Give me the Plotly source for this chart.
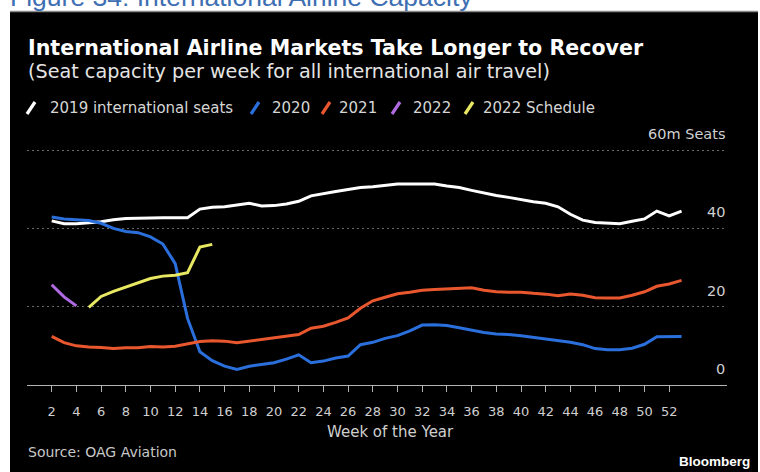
import plotly.graph_objects as go

# ---------------- data ----------------
weeks = list(range(2, 54))
seats_2019 = [41.9, 41.2, 41.2, 41.4, 41.7, 42.2, 42.5, 42.6, 42.7, 42.7, 42.7, 42.7,
              44.9, 45.4, 45.5, 46.0, 46.4, 45.7, 45.8, 46.2, 46.9, 48.3,
              48.9, 49.4, 49.9, 50.4, 50.6, 50.9, 51.3, 51.3, 51.3, 51.3,
              50.8, 50.4, 49.7, 49.0, 48.4, 47.9, 47.3, 46.8, 46.4, 45.5,
              43.6, 42.1, 41.5, 41.3, 41.2, 41.8, 42.4, 44.4, 43.2, 44.4]
seats_2020 = [42.9, 42.4, 42.2, 42.0, 41.3, 40.0, 39.2, 38.9, 37.8, 36.0, 31.0, 17.0,
              8.5, 6.2, 4.8, 4.0, 4.8, 5.3, 5.7, 6.6, 7.7, 5.7,
              6.1, 6.9, 7.4, 10.3, 10.9, 11.9, 12.6, 13.8, 15.3, 15.4,
              15.2, 14.6, 14.0, 13.4, 13.0, 12.9, 12.6, 12.2, 11.8, 11.4,
              10.9, 10.3, 9.3, 9.0, 9.0, 9.4, 10.4, 12.3, 12.4, 12.4]
seats_2021 = [12.4, 10.8, 10.0, 9.7, 9.6, 9.3, 9.5, 9.5, 9.8, 9.7, 9.9, 10.5,
              11.1, 11.3, 11.2, 10.8, 11.2, 11.6, 12.1, 12.4, 12.9, 14.5,
              15.0, 16.0, 17.1, 19.6, 21.5, 22.4, 23.3, 23.7, 24.2, 24.4,
              24.5, 24.6, 24.8, 24.2, 23.8, 23.7, 23.7, 23.4, 23.2, 22.8,
              23.2, 22.9, 22.3, 22.2, 22.2, 22.9, 23.8, 25.2, 25.8, 26.7]
weeks_2022 = [2, 3, 4]
seats_2022 = [25.6, 22.5, 20.2]
weeks_2022_schedule = list(range(5, 16))
seats_2022_schedule = [19.8, 22.6, 23.9, 25.0, 25.9, 27.2, 27.8, 28.0, 28.7, 35.2, 35.9]

series_names = ["2019 international seats", "2020", "2021", "2022", "2022 Schedule"]
series_x = [weeks, weeks, weeks, weeks_2022, weeks_2022_schedule]
series_y = [seats_2019, seats_2020, seats_2021, seats_2022, seats_2022_schedule]
series_colors = ["#ffffff", "#2a6fdb", "#e9572f", "#b06be3", "#e8e862"]

x_tick_vals = list(range(2, 53, 2))
x_tick_text = [str(v) for v in x_tick_vals]
y_tick_vals = [0, 20, 40, 60]
y_tick_text = ["0", "20", "40", "60m Seats"]

# ---------------- layout geometry ----------------
W, H = 760, 472
ML, MR, MT, MB = 27, 33, 120, 87
PW = W - ML - MR
PH = H - MT - MB


def px(xpix):
    return (xpix - ML) / PW


def py(ypix):
    return (H - MB - ypix) / PH


fig = go.Figure()

for name, xs, ys, col in zip(series_names, series_x, series_y, series_colors):
    fig.add_trace(go.Scatter(x=xs, y=ys, mode="lines", name=name,
                             line=dict(color=col, width=3),
                             showlegend=False, hoverinfo="x+y+name"))

sans = "DejaVu Sans"

annotations = [
    dict(text="Figure 34: International Airline Capacity", xref="paper", yref="paper",
         x=px(8), y=py(13.6), xanchor="left", yanchor="bottom", showarrow=False,
         font=dict(family="Liberation Sans", size=26.5, color="#3f6fb3")),
    dict(text="<b>International Airline Markets Take Longer to Recover</b>",
         xref="paper", yref="paper", x=px(26), y=py(48), xanchor="left", yanchor="middle",
         showarrow=False, font=dict(family=sans, size=20.6, color="#ffffff")),
    dict(text="(Seat capacity per week for all international air travel)",
         xref="paper", yref="paper", x=px(26), y=py(71), xanchor="left", yanchor="middle",
         showarrow=False, font=dict(family=sans, size=19.2, color="#e4e4e4")),
    dict(text="Week of the Year", xref="paper", yref="paper", x=px(390), y=py(432),
         xanchor="center", yanchor="middle", showarrow=False,
         font=dict(family=sans, size=15, color="#d0d0d0")),
    dict(text="Source: OAG Aviation", xref="paper", yref="paper", x=px(26), y=py(452),
         xanchor="left", yanchor="middle", showarrow=False,
         font=dict(family=sans, size=14, color="#c8c8c8")),
    dict(text="<b>Bloomberg</b>", xref="paper", yref="paper", x=px(752), y=py(461),
         xanchor="right", yanchor="middle", showarrow=False,
         font=dict(family="Liberation Sans", size=13.5, color="#ffffff")),
]
# y-axis value labels, placed through the y scale just above their gridlines
for v, t in zip(y_tick_vals, y_tick_text):
    annotations.append(dict(text=t, xref="paper", yref="y", x=1.0, y=v,
                            xanchor="right", yanchor="middle", yshift=16, showarrow=False,
                            font=dict(family=sans, size=14.5, color="#d0d0d0")))

# legend: coloured slash + label for each series, laid out like the original key
shapes = [
    dict(type="rect", xref="paper", yref="paper", x0=px(10), x1=px(758),
         y0=py(480), y1=py(12), fillcolor="#000000", line=dict(width=0), layer="below"),
    dict(type="line", xref="paper", yref="paper", x0=px(10), x1=px(758),
         y0=py(11.5), y1=py(11.5), line=dict(color="#8a8a8a", width=1.5), layer="below"),
]
legend_slash_center = [31, 255, 326, 396, 469]
legend_text_left = [48, 270, 337, 411, 481]
legend_mid = 108
for name, col, cx, tx in zip(series_names, series_colors, legend_slash_center, legend_text_left):
    shapes.append(dict(type="line", xref="paper", yref="paper",
                       x0=px(cx - 4), y0=py(legend_mid + 6), x1=px(cx + 4), y1=py(legend_mid - 6),
                       line=dict(color=col, width=3.2), layer="above"))
    annotations.append(dict(text=name, xref="paper", yref="paper", x=px(tx), y=py(legend_mid),
                            xanchor="left", yanchor="middle", showarrow=False,
                            font=dict(family=sans, size=15, color="#d6d6d6")))

fig.update_layout(
    width=W, height=H,
    margin=dict(l=ML, r=MR, t=MT, b=MB, pad=0),
    paper_bgcolor="#ffffff",
    plot_bgcolor="#000000",
    font=dict(family=sans, color="#d0d0d0", size=13),
    showlegend=False,
    xaxis=dict(range=[0, 56.68], tickvals=x_tick_vals, ticktext=x_tick_text,
               showgrid=False, zeroline=False, showline=True, linecolor="#b4b4b4",
               linewidth=1, ticks="outside", ticklen=6, tickwidth=1, tickcolor="#b4b4b4",
               tickfont=dict(family=sans, size=13, color="#cfcfcf"),
               ticklabelstandoff=8, fixedrange=True),
    yaxis=dict(range=[0, PH / (235 / 60)], tickvals=y_tick_vals,
               showticklabels=False, ticks="",
               showgrid=True, gridcolor="#6a6a6a", gridwidth=1, griddash="2px,3px",
               zeroline=False, showline=False, fixedrange=True),
    shapes=shapes,
    annotations=annotations,
)

fig.write_html("out.html", config={"displayModeBar": False},
               post_script="document.body.style.margin='0px';document.body.style.padding='0px';")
————————
**Stated problem**
Leave out the pictures and restate, word for word, the lines from the top of the data through the line containing "import plotly.graph_objects as go", both included.

**Task answer**
Give me the Plotly source for this chart.
import plotly.graph_objects as go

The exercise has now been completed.